In 2005 he ordered religious soldiers and police officers to refuse to evacuate 7,500 Jewish settlers from the Gush Katif block in the Gaza Strip. "This prohibition," he decreed

applies to every Jew, soldier and civilian alike. An order to take part in the evacuation of Jews from their homes is an order that is against the religion of our Holy Torah and forbidden to fulfil. Anyone who violates this prohibition will not be exonerated, not in this world and not in the world to come.

The success of Ariel Sharon's disengagement, with only token resistance, revealed both the strength and weakness of the rabbi's authority. The settlers, some of whom were convinced that divine intervention would stop the evacuation in its tracks, united against it. But most Israelis acquiesced and the overwhelming majority of soldiers and police, religious as well as secular, obeyed their commanders.

The disengagement – and the rabbi's call to mutiny – continues to divide Israelis after Shapira's death. Rabbi Benny Elon, a settler MP, contended that events in Gaza over the last two years, the Hamas takeover and the rocket attacks on southern Israel, vindicated his stand. "Today," Elon said, "we know how right he was regarding the ridiculous uprooting of Gush Katif".

On the left, Yossi Beilin, one of the architects of the Oslo Accords, accused Shapira of creating a crisis of faith.

He sought to nurture faith, but was in fact responsible for the biggest spiritual crisis in recent years. An entire generation of young people was willing to believe, because of him, that the disengagement wouldn't happen.
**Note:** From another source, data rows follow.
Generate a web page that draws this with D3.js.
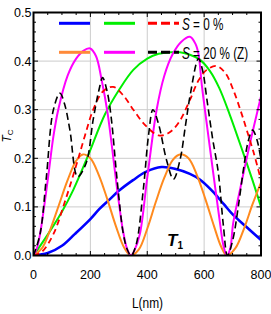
<!DOCTYPE html>
<html><head><meta charset="utf-8">
<script src="https://cdn.jsdelivr.net/npm/d3@7"></script>
<style>
html,body{margin:0;padding:0;background:#fff;}
svg{display:block;font-family:"Liberation Sans",Arial,sans-serif;}
</style></head>
<body><svg id="c" width="271" height="314"></svg>
<script>
// ---- data ----
const xTicks = [0, 200, 400, 600, 800];
const yTicks = [0.0, 0.1, 0.2, 0.3, 0.4, 0.5];
const yTickLabels = ["0.0", "0.1", "0.2", "0.3", "0.4", "0.5"];

const blueL = [0, 50, 100, 145, 200, 232, 267, 300, 350, 395, 450, 500, 550, 586, 630, 670, 703, 750, 800];
const blueT = [0, 0.005, 0.02, 0.044, 0.075, 0.096, 0.115, 0.133, 0.155, 0.172, 0.182, 0.178, 0.168, 0.156, 0.132, 0.105, 0.083, 0.058, 0.032];

const greenL = [0, 50, 100, 140, 193, 251, 300, 351, 400, 440, 480, 515, 550, 585, 620, 653, 690, 738, 770, 800];
const greenT = [0, 0.043, 0.09, 0.135, 0.207, 0.29, 0.34, 0.382, 0.405, 0.415, 0.418, 0.418, 0.413, 0.403, 0.38, 0.345, 0.29, 0.21, 0.155, 0.10];

const redL = [0, 30, 70, 110, 150, 180, 210, 245, 280, 315, 351, 390, 440, 475, 509, 550, 580, 609, 644, 675, 703, 730, 750, 775, 800];
const redT = [0, 0.008, 0.044, 0.11, 0.185, 0.245, 0.30, 0.338, 0.347, 0.33, 0.30, 0.27, 0.247, 0.252, 0.272, 0.32, 0.36, 0.382, 0.39, 0.375, 0.34, 0.295, 0.258, 0.21, 0.155];

const orangeL = [0, 30, 60, 90, 120, 150, 174, 200, 230, 260, 290, 320, 343, 370, 400, 430, 460, 490, 515, 545, 575, 605, 635, 660, 680, 710, 740, 770, 800];
const orangeT = [0, 0.015, 0.055, 0.105, 0.155, 0.195, 0.208, 0.2, 0.165, 0.115, 0.06, 0.015, 0, 0.012, 0.055, 0.11, 0.16, 0.197, 0.208, 0.2, 0.165, 0.115, 0.06, 0.018, 0, 0.015, 0.055, 0.105, 0.15];

const magentaL = [0, 12, 23, 50, 70, 87, 120, 150, 175, 199, 220, 240, 260, 285, 300, 315, 330, 343, 356, 374, 400, 433, 460, 490, 520, 550, 570, 580, 592, 605, 632, 656, 668, 680, 692, 702, 726, 761, 800];
const magentaT = [0, 0.015, 0.044, 0.155, 0.245, 0.30, 0.37, 0.405, 0.421, 0.426, 0.41, 0.36, 0.295, 0.18, 0.11, 0.05, 0.012, 0, 0.012, 0.044, 0.16, 0.30, 0.37, 0.415, 0.44, 0.45, 0.435, 0.415, 0.35, 0.29, 0.17, 0.066, 0.02, 0, 0.015, 0.066, 0.135, 0.23, 0.327];

const blackL = [0, 23, 45, 70, 93, 110, 128, 155, 185, 210, 230, 243, 258, 272, 295, 316, 330, 343, 360, 386, 405, 420, 440, 468, 492, 515, 535, 551, 580, 595, 610, 630, 650, 668, 682, 700, 720, 738, 755, 770, 785, 800];
const blackT = [0, 0.044, 0.16, 0.30, 0.334, 0.31, 0.258, 0.162, 0.19, 0.28, 0.34, 0.366, 0.34, 0.29, 0.15, 0.044, 0.012, 0, 0.02, 0.135, 0.25, 0.30, 0.27, 0.196, 0.157, 0.196, 0.27, 0.33, 0.405, 0.38, 0.32, 0.24, 0.17, 0.06, 0, 0.03, 0.1, 0.176, 0.235, 0.258, 0.24, 0.197];

const legendRow1 = ["blue", "green", "red"];
const legendRow2 = ["orange", "magenta", "black"];
const legendText1 = ["S", " = 0 %"];
const legendText2 = ["S", " = 20 % (Z)"];

// ---- drawing ----
const svg = d3.select("#c");
const x = d3.scaleLinear().domain([0, 800]).range([33.5, 261]);
const y = d3.scaleLinear().domain([0, 0.5]).range([255.5, 12.5]);

svg.append("defs").append("clipPath").attr("id", "clip")
  .append("rect").attr("x", 33.5).attr("y", 12.5).attr("width", 261 - 33.5).attr("height", 255.5 - 12.5);

// grid
const g = svg.append("g");
g.selectAll(".gx").data(xTicks.slice(1, -1)).enter().append("line")
  .attr("x1", d => x(d)).attr("x2", d => x(d)).attr("y1", y(0)).attr("y2", y(0.5))
  .attr("stroke", "#cccccc").attr("stroke-width", 1);
g.selectAll(".gy").data(yTicks.slice(1, -1)).enter().append("line")
  .attr("y1", d => y(d)).attr("y2", d => y(d)).attr("x1", x(0)).attr("x2", x(800))
  .attr("stroke", "#cccccc").attr("stroke-width", 1);

// curves
const series = [
  {L: blueL, T: blueT, color: "#0000ff", w: 2.6, dash: null},
  {L: greenL, T: greenT, color: "#00ee00", w: 2.0, dash: null},
  {L: orangeL, T: orangeT, color: "#ff8a1e", w: 2.0, dash: null},
  {L: magentaL, T: magentaT, color: "#ff00ff", w: 2.0, dash: null},
  {L: redL, T: redT, color: "#ff0000", w: 1.8, dash: "6,4"},
  {L: blackL, T: blackT, color: "#000000", w: 1.6, dash: "7,4"}
];
const line = d3.line().x(d => x(d[0])).y(d => y(d[1])).curve(d3.curveCatmullRom.alpha(0.5));
const cg = svg.append("g").attr("clip-path", "url(#clip)");
series.forEach(s => {
  const pts = s.L.map((l, i) => [l, s.T[i]]);
  cg.append("path").attr("d", line(pts)).attr("fill", "none")
    .attr("stroke", s.color).attr("stroke-width", s.w)
    .attr("stroke-dasharray", s.dash);
});

// axes (ticks inward, all four sides)
const major = 4.5, minor = 2.5;
const xMinor = d3.range(0, 801, 50);
const yMinor = d3.range(0, 0.5001, 0.02);
const tg = svg.append("g").attr("stroke", "#000").attr("stroke-width", 1);
xMinor.forEach(v => {
  const len = (v % 200 === 0) ? major : minor;
  tg.append("line").attr("x1", x(v)).attr("x2", x(v)).attr("y1", y(0)).attr("y2", y(0) - len);
  tg.append("line").attr("x1", x(v)).attr("x2", x(v)).attr("y1", y(0.5)).attr("y2", y(0.5) + len);
});
yMinor.forEach(v => {
  const isMajor = Math.abs(v * 10 - Math.round(v * 10)) < 1e-6;
  const len = isMajor ? major : minor;
  tg.append("line").attr("y1", y(v)).attr("y2", y(v)).attr("x1", x(0)).attr("x2", x(0) + len);
  tg.append("line").attr("y1", y(v)).attr("y2", y(v)).attr("x1", x(800)).attr("x2", x(800) - len);
});
svg.append("rect").attr("x", x(0)).attr("y", y(0.5)).attr("width", x(800) - x(0)).attr("height", y(0) - y(0.5))
  .attr("fill", "none").attr("stroke", "#000").attr("stroke-width", 2);

// tick labels
svg.selectAll(".xl").data(xTicks).enter().append("text")
  .attr("x", d => x(d)).attr("y", 279).attr("text-anchor", "middle")
  .attr("font-size", 12.5).text(d => d);
svg.selectAll(".yl").data(yTicks).enter().append("text")
  .attr("x", 31.5).attr("y", d => y(d) + 4.5).attr("text-anchor", "end")
  .attr("font-size", 12.5).text((d, i) => yTickLabels[i]);

// axis titles
svg.append("text").attr("transform", "translate(147.5,308) scale(0.85,1)")
  .attr("text-anchor", "middle").attr("font-size", 14).text("L(nm)");
const yt = svg.append("text").attr("transform", "translate(11,136) rotate(-90)")
  .attr("text-anchor", "middle").attr("font-size", 12);
yt.append("tspan").attr("font-style", "italic").text("T");
yt.append("tspan").attr("font-size", 8).attr("dy", 2).text("C");

const t1 = svg.append("text").attr("x", 167).attr("y", 246).attr("font-size", 17).attr("font-weight", "bold");
t1.append("tspan").attr("font-style", "italic").text("T");
t1.append("tspan").attr("font-size", 10).attr("dy", 3).text("1");

// legend
const colorMap = {blue: "#0000ff", green: "#00ee00", red: "#ff0000", orange: "#ff8a3a", magenta: "#ff00ff", black: "#000000"};
const lx = [59, 104, 148];
[[legendRow1, legendText1, 23.3, 29.5], [legendRow2, legendText2, 52.3, 59]].forEach(([row, txt, ly, ty]) => {
  row.forEach((c, i) => {
    const dashed = (c === "red" || c === "black");
    svg.append("line").attr("x1", lx[i]).attr("x2", lx[i] + 31).attr("y1", ly).attr("y2", ly)
      .attr("stroke", colorMap[c]).attr("stroke-width", 3)
      .attr("stroke-dasharray", dashed ? "9,4" : null);
  });
  const tt = svg.append("text").attr("transform", `translate(182,${ty}) scale(0.69,1)`)
    .attr("font-size", 17).attr("xml:space", "preserve").style("white-space", "pre");
  tt.append("tspan").attr("font-style", "italic").text(txt[0]);
  tt.append("tspan").text(txt[1]);
});
</script></body></html>
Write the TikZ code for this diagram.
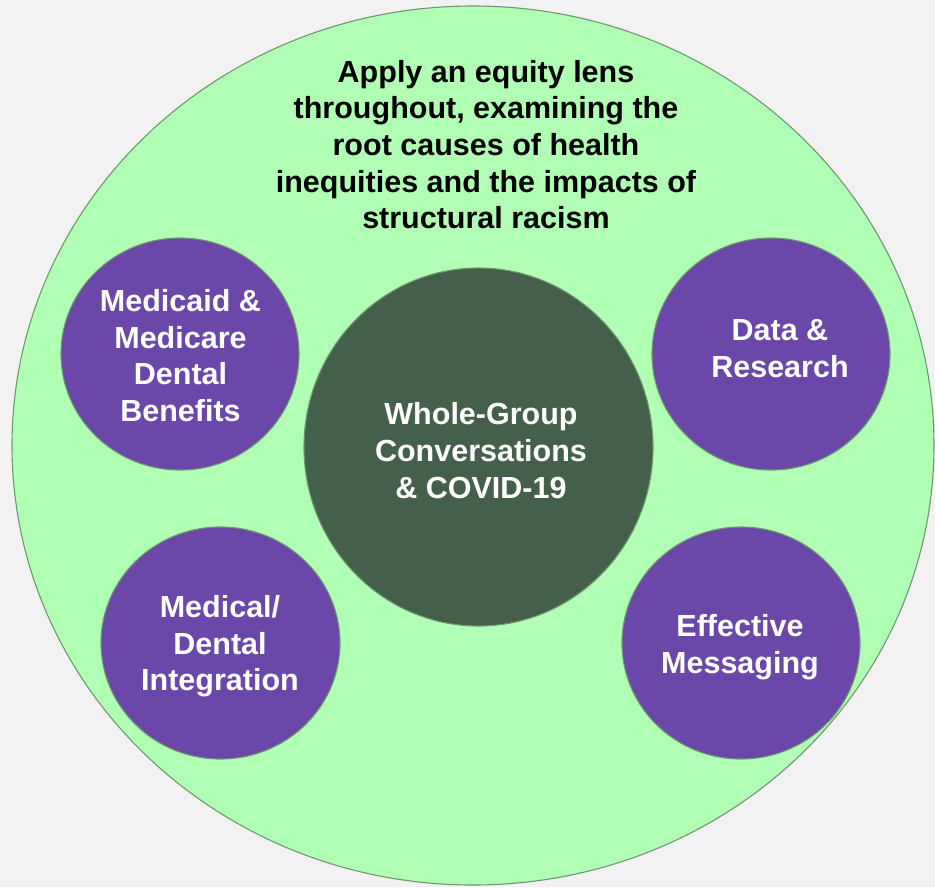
\documentclass[tikz,border=0pt]{standalone}
\usepackage{fontspec}
\setmainfont{Liberation Sans}
\usetikzlibrary{shapes.geometric}
\definecolor{bgc}{RGB}{242,242,242}
\definecolor{lgreen}{RGB}{176,255,181}
\definecolor{edgec}{RGB}{112,150,112}
\definecolor{purp}{RGB}{107,71,170}
\definecolor{dgreen}{RGB}{69,96,74}
\begin{document}
\begin{tikzpicture}[x=1pt,y=-1pt,
  blob/.style={ellipse, draw=edgec, line width=1.1pt, inner sep=0pt},
  lbl/.style={font=\fontsize{30.5}{36.6}\selectfont\bfseries, align=center, text=white, inner sep=0pt}]
\useasboundingbox (0,0) rectangle (935,887);
\fill[bgc] (0,0) rectangle (935,887);
\node[blob, fill=lgreen, minimum width=922pt, minimum height=879pt] (outer) at (473,445.5) {};
\node[lbl, text=black] (title) at (486,144.5) {Apply an equity lens\\throughout, examining the\\root causes of health\\inequities and the impacts of\\structural racism};
\node[blob, fill=purp, minimum width=238pt, minimum height=232pt] (medicaid) at (180,354) {};
\node[blob, fill=purp, minimum width=238pt, minimum height=232pt] (data) at (771,354) {};
\node[blob, fill=dgreen, minimum width=349pt, minimum height=358pt] (whole) at (478.5,447) {};
\node[blob, fill=purp, minimum width=239pt, minimum height=232pt] (medical) at (220.5,643) {};
\node[blob, fill=purp, minimum width=238pt, minimum height=232pt] (effective) at (741,643) {};
\node[lbl] (medicaidt) at (180.5,355.5) {Medicaid \&\\Medicare\\Dental\\Benefits};
\node[lbl] (datat) at (780,348.5) {Data \&\\Research};
\node[lbl] (wholet) at (481,450.5) {Whole-Group\\Conversations\\\& COVID-19};
\node[lbl] (medicalt) at (220,646.5) {Medical/\\Dental\\Integration};
\node[lbl] (effectivet) at (740,647) {Effective\\Messaging};
\end{tikzpicture}
\end{document}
When it did, he had no answers to offer them.

Avraham Shapira was born in Jerusalem in 1911 into an eminent rabbinical family and studied at the Etz Haim and Hebron yeshivas. He was appointed a judge of the Jerusalem rabbinical court in 1956 and its president in 1971. He headed the Mercaz Harav yeshiva, a Jerusalem seminary that groomed the leaders of the settlement movement, from 1982 until his death.

After serving for three years on the council of the chief rabbinate, Shapira was elected Ashkenazi Chief Rabbi in 1983. The Sephardi Chief Rabbi, elected at the same time, was Mordechai Eliyahu, another outspoken champion of Greater Israel. The pair served in tandem for 10 years (the legal limit of their tenure). They continued afterwards to be revered as the gurus of the religious right. For their followers it was as if they were still chief rabbis.

At Mercaz Harav and in the chief rabbinate, Shapira shifted religious Zionism closer to ultra-Orthodoxy, stricter in its dress code and ritual observance and more remote from the Israeli Jewish mainstream. He challenged the idea that Israel, the secular, democratic state of the Jewish people, took precedence.

Unlike his more flamboyant predecessor, Chief Rabbi Shlomo Goren, he never projected himself as the congregational rabbi of the nation. The short, scholarly Shapira lacked the kind of charisma that might have appealed to a wider public, even if he had sought it, though admirers say he was always accessible to those who needed his counsel. He was content to serve as the supreme interpreter of Jewish law for the religious Zionist community.